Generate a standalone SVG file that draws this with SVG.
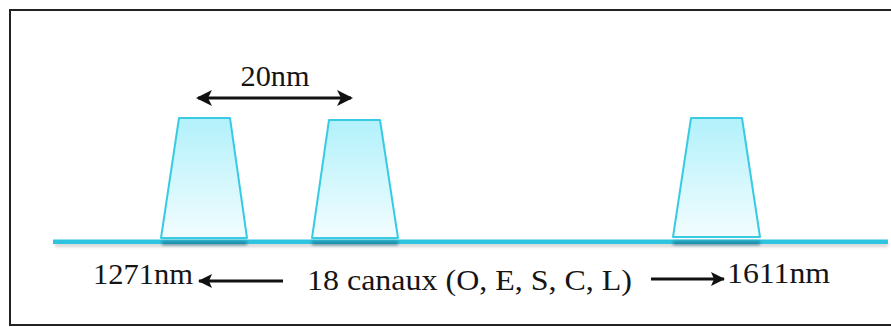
<svg xmlns="http://www.w3.org/2000/svg" width="891" height="327" viewBox="0 0 891 327">
  <defs>
    <linearGradient id="g" x1="0" y1="0" x2="0" y2="1">
      <stop offset="0" stop-color="#B2F1FB"/>
      <stop offset="1" stop-color="#F2FDFF"/>
    </linearGradient>
    <filter id="blur" x="-10%" y="-100%" width="120%" height="300%">
      <feGaussianBlur stdDeviation="1.5"/>
    </filter>
    <marker id="ah" viewBox="0 0 16 16" refX="14" refY="8" markerWidth="16" markerHeight="16" markerUnits="userSpaceOnUse" orient="auto-start-reverse">
      <path d="M0,0 L16,8 L0,16 L4,8 Z" fill="#111"/>
    </marker>
    <marker id="ah2" viewBox="0 0 14 14" refX="13" refY="7" markerWidth="14" markerHeight="14" markerUnits="userSpaceOnUse" orient="auto-start-reverse">
      <path d="M0,0 L14,7 L0,14 L3,7 Z" fill="#111"/>
    </marker>
  </defs>
  <style>
    .peak { fill: url(#g); stroke: #38CBE3; stroke-width: 2; stroke-linejoin: round; }
    .lbl { font-family: "Liberation Serif", "Times New Roman", serif; font-size: 29px; fill: #151515; }
    .arr { stroke: #111; stroke-width: 3; fill: none; }
  </style>
  <rect x="0" y="0" width="891" height="327" fill="#ffffff"/>
  <!-- frame -->
  <path d="M900,10 L10,10 L10,325 L900,325" fill="none" stroke="#222" stroke-width="2"/>

  <!-- baseline -->
  <g id="baseline">
    <rect x="55" y="243" width="833" height="4" fill="#888" opacity="0.35" filter="url(#blur)"/>
    <rect x="53" y="239.5" width="835" height="4.5" fill="#2EC4DF"/>
    <rect x="162" y="241" width="85" height="4" fill="#1A6F8A" opacity="0.7" filter="url(#blur)"/>
    <rect x="312" y="241" width="86" height="4" fill="#1A6F8A" opacity="0.7" filter="url(#blur)"/>
    <rect x="673" y="241" width="87" height="4" fill="#1A6F8A" opacity="0.7" filter="url(#blur)"/>
  </g>

  <g id="peak1"><polygon class="peak" points="179,118 230,118 247,238 161,238"/></g>
  <g id="peak2"><polygon class="peak" points="329,120 380,120 398,238 312,238"/></g>
  <g id="peak3"><polygon class="peak" points="691,118 742,118 760,237 673,237"/></g>

  <g id="connectors">
    <line class="arr" x1="198" y1="98" x2="351" y2="98" marker-start="url(#ah)" marker-end="url(#ah)"/>
    <line class="arr" x1="283" y1="281" x2="199" y2="281" marker-end="url(#ah2)"/>
    <line class="arr" x1="651" y1="279" x2="724" y2="279" marker-end="url(#ah2)"/>
  </g>

  <g id="labels">
    <text class="lbl" x="275" y="86" text-anchor="middle" textLength="69" lengthAdjust="spacingAndGlyphs">20nm</text>
    <text class="lbl" x="93" y="284" textLength="100" lengthAdjust="spacingAndGlyphs">1271nm</text>
    <text class="lbl" x="307" y="290" textLength="325" lengthAdjust="spacingAndGlyphs">18 canaux (O, E, S, C, L)</text>
    <text class="lbl" x="727" y="283" textLength="103" lengthAdjust="spacingAndGlyphs">1611nm</text>
  </g>
</svg>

++++++

To do> Copy each line exactly, and leave the pictures out of your copy.

Solution>
Generate a standalone SVG file that draws this with SVG.
<svg xmlns="http://www.w3.org/2000/svg" width="891" height="327" viewBox="0 0 891 327">
  <defs>
    <linearGradient id="g" x1="0" y1="0" x2="0" y2="1">
      <stop offset="0" stop-color="#B2F1FB"/>
      <stop offset="1" stop-color="#F2FDFF"/>
    </linearGradient>
    <filter id="blur" x="-10%" y="-100%" width="120%" height="300%">
      <feGaussianBlur stdDeviation="1.5"/>
    </filter>
    <marker id="ah" viewBox="0 0 16 16" refX="14" refY="8" markerWidth="16" markerHeight="16" markerUnits="userSpaceOnUse" orient="auto-start-reverse">
      <path d="M0,0 L16,8 L0,16 L4,8 Z" fill="#111"/>
    </marker>
    <marker id="ah2" viewBox="0 0 14 14" refX="13" refY="7" markerWidth="14" markerHeight="14" markerUnits="userSpaceOnUse" orient="auto-start-reverse">
      <path d="M0,0 L14,7 L0,14 L3,7 Z" fill="#111"/>
    </marker>
  </defs>
  <style>
    .peak { fill: url(#g); stroke: #38CBE3; stroke-width: 2; stroke-linejoin: round; }
    .lbl { font-family: "Liberation Serif", "Times New Roman", serif; font-size: 29px; fill: #151515; }
    .arr { stroke: #111; stroke-width: 3; fill: none; }
  </style>
  <rect x="0" y="0" width="891" height="327" fill="#ffffff"/>
  <!-- frame -->
  <path d="M900,10 L10,10 L10,325 L900,325" fill="none" stroke="#222" stroke-width="2"/>

  <!-- baseline -->
  <g id="baseline">
    <rect x="55" y="243" width="833" height="4" fill="#888" opacity="0.35" filter="url(#blur)"/>
    <rect x="53" y="239.5" width="835" height="4.5" fill="#2EC4DF"/>
    <rect x="162" y="241" width="85" height="4" fill="#1A6F8A" opacity="0.7" filter="url(#blur)"/>
    <rect x="312" y="241" width="86" height="4" fill="#1A6F8A" opacity="0.7" filter="url(#blur)"/>
    <rect x="673" y="241" width="87" height="4" fill="#1A6F8A" opacity="0.7" filter="url(#blur)"/>
  </g>

  <g id="peak1"><polygon class="peak" points="179,118 230,118 247,238 161,238"/></g>
  <g id="peak2"><polygon class="peak" points="329,120 380,120 398,238 312,238"/></g>
  <g id="peak3"><polygon class="peak" points="691,118 742,118 760,237 673,237"/></g>

  <g id="connectors">
    <line class="arr" x1="198" y1="98" x2="351" y2="98" marker-start="url(#ah)" marker-end="url(#ah)"/>
    <line class="arr" x1="283" y1="281" x2="199" y2="281" marker-end="url(#ah2)"/>
    <line class="arr" x1="651" y1="279" x2="724" y2="279" marker-end="url(#ah2)"/>
  </g>

  <g id="labels">
    <text class="lbl" x="275" y="86" text-anchor="middle" textLength="69" lengthAdjust="spacingAndGlyphs">20nm</text>
    <text class="lbl" x="93" y="284" textLength="100" lengthAdjust="spacingAndGlyphs">1271nm</text>
    <text class="lbl" x="307" y="290" textLength="325" lengthAdjust="spacingAndGlyphs">18 canaux (O, E, S, C, L)</text>
    <text class="lbl" x="727" y="283" textLength="103" lengthAdjust="spacingAndGlyphs">1611nm</text>
  </g>
</svg>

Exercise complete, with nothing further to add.